Strayhorn finds TRCC functions as builder protection agency

In January, Texas Comptroller Carole Keeton Strayhorn found that the Texas Residential Construction Commission functions as a homebuilder protection agency and lacks the authority to enforce its own building standards.

"It is clear that the Texas Residential Construction Commission functions as a builder protection agency," Strayhorn said. "I am deeply troubled by what I found in my review of the Texas Residential Construction Commission.

"In a homeowner survey conducted by my office, I found that 86 percent of homeowners who responded said their builder failed to fix construction defects in their homes."

The Texas Residential Construction Commission was created during the tort reform movement by the 2003 Legislature as a mechanism for resolving disputes between homeowners and builders without costly litigation.


Sales tax collections up 12 percent

Texas Comptroller Carole Keeton Strayhorn said in February that January's state sales tax collections got a boost from a strong economy, holiday sales and the rebuilding process that continues in Southeast Texas following Hurricane Rita.

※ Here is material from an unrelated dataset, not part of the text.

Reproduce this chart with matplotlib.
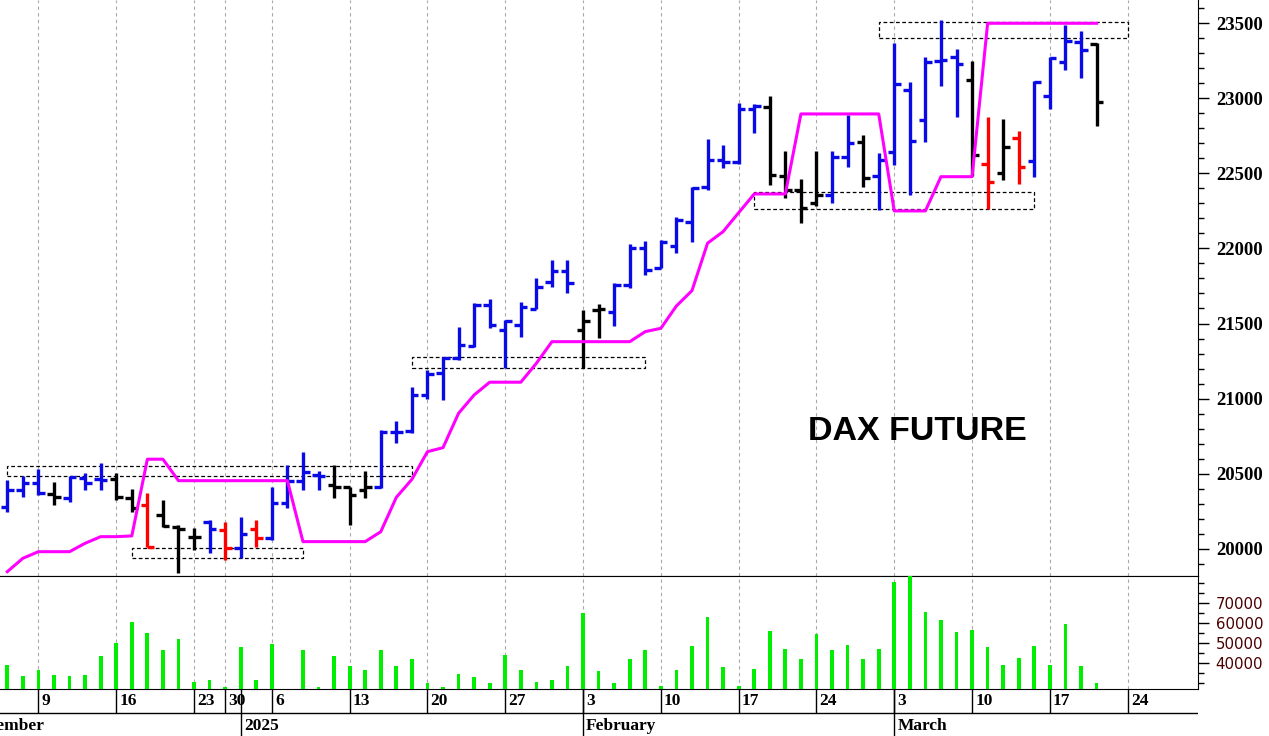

The state collected $1.5 billion in sales tax revenue, up 12 percent from January 2005.

Strayhorn returned $572.9 million in local sales tax to Texas cities, counties, transit systems and special purpose taxing districts, up 13.9 percent compared with February 2005.

January state sales tax collections and February's local sales tax allocations primarily represent sales made in December, but include earlier sales by businesses that report sales tax to the Comptroller.